- Direction: Each line below must be set down exactly; omit any image you find.

* Begin *

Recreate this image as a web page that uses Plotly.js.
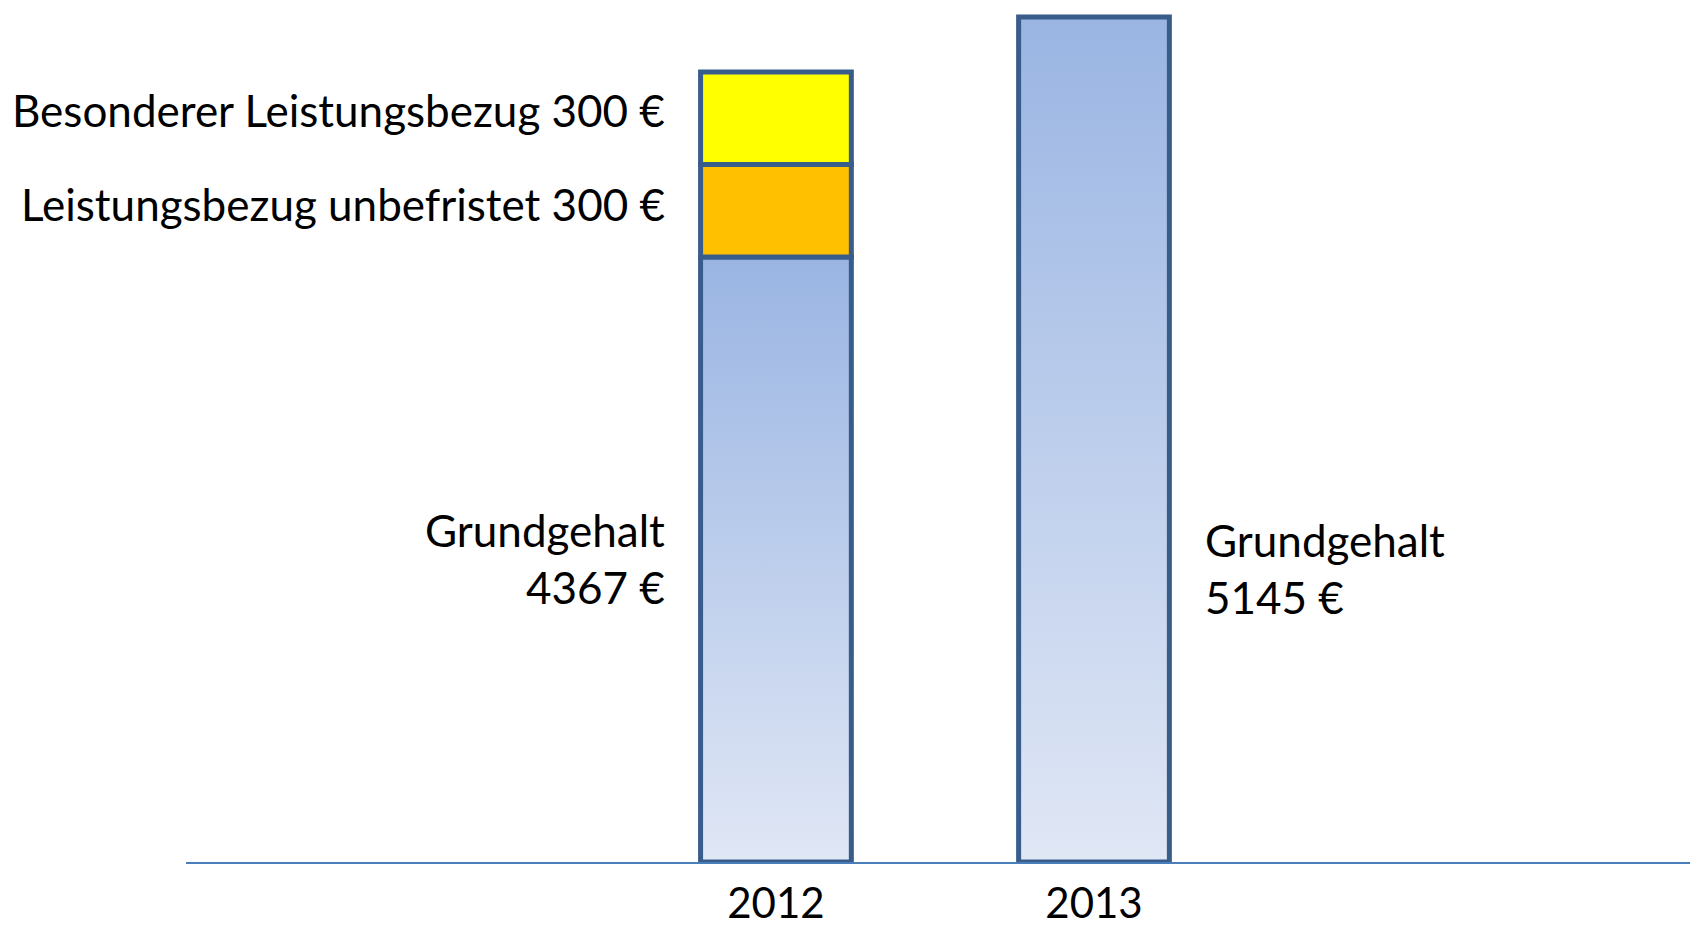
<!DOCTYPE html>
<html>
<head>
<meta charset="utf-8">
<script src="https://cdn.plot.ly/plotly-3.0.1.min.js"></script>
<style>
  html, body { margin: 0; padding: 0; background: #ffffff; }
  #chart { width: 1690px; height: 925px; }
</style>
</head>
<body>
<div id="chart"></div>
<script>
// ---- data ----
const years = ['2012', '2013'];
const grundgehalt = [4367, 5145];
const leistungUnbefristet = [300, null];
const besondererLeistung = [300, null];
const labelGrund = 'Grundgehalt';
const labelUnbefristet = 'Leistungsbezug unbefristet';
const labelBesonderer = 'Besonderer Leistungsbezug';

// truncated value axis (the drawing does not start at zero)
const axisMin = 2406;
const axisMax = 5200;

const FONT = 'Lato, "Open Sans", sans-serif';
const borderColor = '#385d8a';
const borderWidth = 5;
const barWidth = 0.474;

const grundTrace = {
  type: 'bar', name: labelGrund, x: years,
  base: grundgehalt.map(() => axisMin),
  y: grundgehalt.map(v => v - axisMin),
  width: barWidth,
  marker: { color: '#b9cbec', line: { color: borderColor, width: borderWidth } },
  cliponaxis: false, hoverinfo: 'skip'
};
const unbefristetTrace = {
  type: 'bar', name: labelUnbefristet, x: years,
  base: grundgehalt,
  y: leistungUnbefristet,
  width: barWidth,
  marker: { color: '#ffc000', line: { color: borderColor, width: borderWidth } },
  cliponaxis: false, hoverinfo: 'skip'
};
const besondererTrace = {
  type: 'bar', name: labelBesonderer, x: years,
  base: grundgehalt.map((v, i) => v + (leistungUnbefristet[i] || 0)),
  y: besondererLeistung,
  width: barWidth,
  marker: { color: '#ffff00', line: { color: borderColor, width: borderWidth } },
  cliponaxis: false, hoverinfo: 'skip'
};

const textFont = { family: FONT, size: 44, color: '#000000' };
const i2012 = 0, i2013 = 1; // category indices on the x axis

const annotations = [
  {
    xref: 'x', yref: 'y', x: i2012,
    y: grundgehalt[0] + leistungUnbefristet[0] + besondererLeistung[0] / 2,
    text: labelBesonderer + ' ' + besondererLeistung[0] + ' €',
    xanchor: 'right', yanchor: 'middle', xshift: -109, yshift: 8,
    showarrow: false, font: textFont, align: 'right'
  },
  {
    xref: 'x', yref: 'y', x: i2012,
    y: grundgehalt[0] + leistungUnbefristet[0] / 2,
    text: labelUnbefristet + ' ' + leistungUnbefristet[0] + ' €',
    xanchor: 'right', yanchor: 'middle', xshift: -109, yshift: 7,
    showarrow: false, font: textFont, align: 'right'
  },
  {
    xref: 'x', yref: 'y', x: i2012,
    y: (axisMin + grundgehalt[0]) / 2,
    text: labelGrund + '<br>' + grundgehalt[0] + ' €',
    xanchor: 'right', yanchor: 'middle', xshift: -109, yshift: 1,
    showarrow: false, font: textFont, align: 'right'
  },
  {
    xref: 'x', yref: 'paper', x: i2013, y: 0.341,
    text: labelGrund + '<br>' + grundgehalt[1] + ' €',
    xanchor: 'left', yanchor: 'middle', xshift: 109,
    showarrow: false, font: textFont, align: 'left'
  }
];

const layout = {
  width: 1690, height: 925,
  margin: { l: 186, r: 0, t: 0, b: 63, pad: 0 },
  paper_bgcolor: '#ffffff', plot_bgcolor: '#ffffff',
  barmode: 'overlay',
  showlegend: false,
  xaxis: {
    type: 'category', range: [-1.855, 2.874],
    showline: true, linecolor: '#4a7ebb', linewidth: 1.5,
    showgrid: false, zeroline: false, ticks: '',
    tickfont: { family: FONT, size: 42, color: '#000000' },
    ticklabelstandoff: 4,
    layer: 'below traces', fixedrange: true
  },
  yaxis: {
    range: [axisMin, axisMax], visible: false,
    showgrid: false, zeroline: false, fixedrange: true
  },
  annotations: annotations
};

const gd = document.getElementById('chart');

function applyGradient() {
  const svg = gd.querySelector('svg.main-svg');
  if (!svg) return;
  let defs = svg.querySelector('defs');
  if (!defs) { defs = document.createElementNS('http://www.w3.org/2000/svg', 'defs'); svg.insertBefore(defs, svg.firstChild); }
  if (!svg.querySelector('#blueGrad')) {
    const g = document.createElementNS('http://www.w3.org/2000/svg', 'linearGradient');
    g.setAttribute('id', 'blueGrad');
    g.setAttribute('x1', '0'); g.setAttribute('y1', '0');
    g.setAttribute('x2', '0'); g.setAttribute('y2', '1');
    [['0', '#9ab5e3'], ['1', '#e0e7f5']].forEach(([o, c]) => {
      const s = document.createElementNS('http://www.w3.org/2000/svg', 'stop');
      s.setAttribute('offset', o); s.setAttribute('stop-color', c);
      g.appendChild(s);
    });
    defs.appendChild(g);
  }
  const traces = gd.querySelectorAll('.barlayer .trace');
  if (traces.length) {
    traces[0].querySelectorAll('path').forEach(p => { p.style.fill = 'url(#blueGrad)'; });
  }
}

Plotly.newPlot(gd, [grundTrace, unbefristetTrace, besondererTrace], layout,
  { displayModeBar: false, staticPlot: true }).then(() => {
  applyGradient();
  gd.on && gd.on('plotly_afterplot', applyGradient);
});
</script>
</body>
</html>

* End *

- Response to this exercise:
Recreate this image as a web page that uses Plotly.js.
<!DOCTYPE html>
<html>
<head>
<meta charset="utf-8">
<script src="https://cdn.plot.ly/plotly-3.0.1.min.js"></script>
<style>
  html, body { margin: 0; padding: 0; background: #ffffff; }
  #chart { width: 1690px; height: 925px; }
</style>
</head>
<body>
<div id="chart"></div>
<script>
// ---- data ----
const years = ['2012', '2013'];
const grundgehalt = [4367, 5145];
const leistungUnbefristet = [300, null];
const besondererLeistung = [300, null];
const labelGrund = 'Grundgehalt';
const labelUnbefristet = 'Leistungsbezug unbefristet';
const labelBesonderer = 'Besonderer Leistungsbezug';

// truncated value axis (the drawing does not start at zero)
const axisMin = 2406;
const axisMax = 5200;

const FONT = 'Lato, "Open Sans", sans-serif';
const borderColor = '#385d8a';
const borderWidth = 5;
const barWidth = 0.474;

const grundTrace = {
  type: 'bar', name: labelGrund, x: years,
  base: grundgehalt.map(() => axisMin),
  y: grundgehalt.map(v => v - axisMin),
  width: barWidth,
  marker: { color: '#b9cbec', line: { color: borderColor, width: borderWidth } },
  cliponaxis: false, hoverinfo: 'skip'
};
const unbefristetTrace = {
  type: 'bar', name: labelUnbefristet, x: years,
  base: grundgehalt,
  y: leistungUnbefristet,
  width: barWidth,
  marker: { color: '#ffc000', line: { color: borderColor, width: borderWidth } },
  cliponaxis: false, hoverinfo: 'skip'
};
const besondererTrace = {
  type: 'bar', name: labelBesonderer, x: years,
  base: grundgehalt.map((v, i) => v + (leistungUnbefristet[i] || 0)),
  y: besondererLeistung,
  width: barWidth,
  marker: { color: '#ffff00', line: { color: borderColor, width: borderWidth } },
  cliponaxis: false, hoverinfo: 'skip'
};

const textFont = { family: FONT, size: 44, color: '#000000' };
const i2012 = 0, i2013 = 1; // category indices on the x axis

const annotations = [
  {
    xref: 'x', yref: 'y', x: i2012,
    y: grundgehalt[0] + leistungUnbefristet[0] + besondererLeistung[0] / 2,
    text: labelBesonderer + ' ' + besondererLeistung[0] + ' €',
    xanchor: 'right', yanchor: 'middle', xshift: -109, yshift: 8,
    showarrow: false, font: textFont, align: 'right'
  },
  {
    xref: 'x', yref: 'y', x: i2012,
    y: grundgehalt[0] + leistungUnbefristet[0] / 2,
    text: labelUnbefristet + ' ' + leistungUnbefristet[0] + ' €',
    xanchor: 'right', yanchor: 'middle', xshift: -109, yshift: 7,
    showarrow: false, font: textFont, align: 'right'
  },
  {
    xref: 'x', yref: 'y', x: i2012,
    y: (axisMin + grundgehalt[0]) / 2,
    text: labelGrund + '<br>' + grundgehalt[0] + ' €',
    xanchor: 'right', yanchor: 'middle', xshift: -109, yshift: 1,
    showarrow: false, font: textFont, align: 'right'
  },
  {
    xref: 'x', yref: 'paper', x: i2013, y: 0.341,
    text: labelGrund + '<br>' + grundgehalt[1] + ' €',
    xanchor: 'left', yanchor: 'middle', xshift: 109,
    showarrow: false, font: textFont, align: 'left'
  }
];

const layout = {
  width: 1690, height: 925,
  margin: { l: 186, r: 0, t: 0, b: 63, pad: 0 },
  paper_bgcolor: '#ffffff', plot_bgcolor: '#ffffff',
  barmode: 'overlay',
  showlegend: false,
  xaxis: {
    type: 'category', range: [-1.855, 2.874],
    showline: true, linecolor: '#4a7ebb', linewidth: 1.5,
    showgrid: false, zeroline: false, ticks: '',
    tickfont: { family: FONT, size: 42, color: '#000000' },
    ticklabelstandoff: 4,
    layer: 'below traces', fixedrange: true
  },
  yaxis: {
    range: [axisMin, axisMax], visible: false,
    showgrid: false, zeroline: false, fixedrange: true
  },
  annotations: annotations
};

const gd = document.getElementById('chart');

function applyGradient() {
  const svg = gd.querySelector('svg.main-svg');
  if (!svg) return;
  let defs = svg.querySelector('defs');
  if (!defs) { defs = document.createElementNS('http://www.w3.org/2000/svg', 'defs'); svg.insertBefore(defs, svg.firstChild); }
  if (!svg.querySelector('#blueGrad')) {
    const g = document.createElementNS('http://www.w3.org/2000/svg', 'linearGradient');
    g.setAttribute('id', 'blueGrad');
    g.setAttribute('x1', '0'); g.setAttribute('y1', '0');
    g.setAttribute('x2', '0'); g.setAttribute('y2', '1');
    [['0', '#9ab5e3'], ['1', '#e0e7f5']].forEach(([o, c]) => {
      const s = document.createElementNS('http://www.w3.org/2000/svg', 'stop');
      s.setAttribute('offset', o); s.setAttribute('stop-color', c);
      g.appendChild(s);
    });
    defs.appendChild(g);
  }
  const traces = gd.querySelectorAll('.barlayer .trace');
  if (traces.length) {
    traces[0].querySelectorAll('path').forEach(p => { p.style.fill = 'url(#blueGrad)'; });
  }
}

Plotly.newPlot(gd, [grundTrace, unbefristetTrace, besondererTrace], layout,
  { displayModeBar: false, staticPlot: true }).then(() => {
  applyGradient();
  gd.on && gd.on('plotly_afterplot', applyGradient);
});
</script>
</body>
</html>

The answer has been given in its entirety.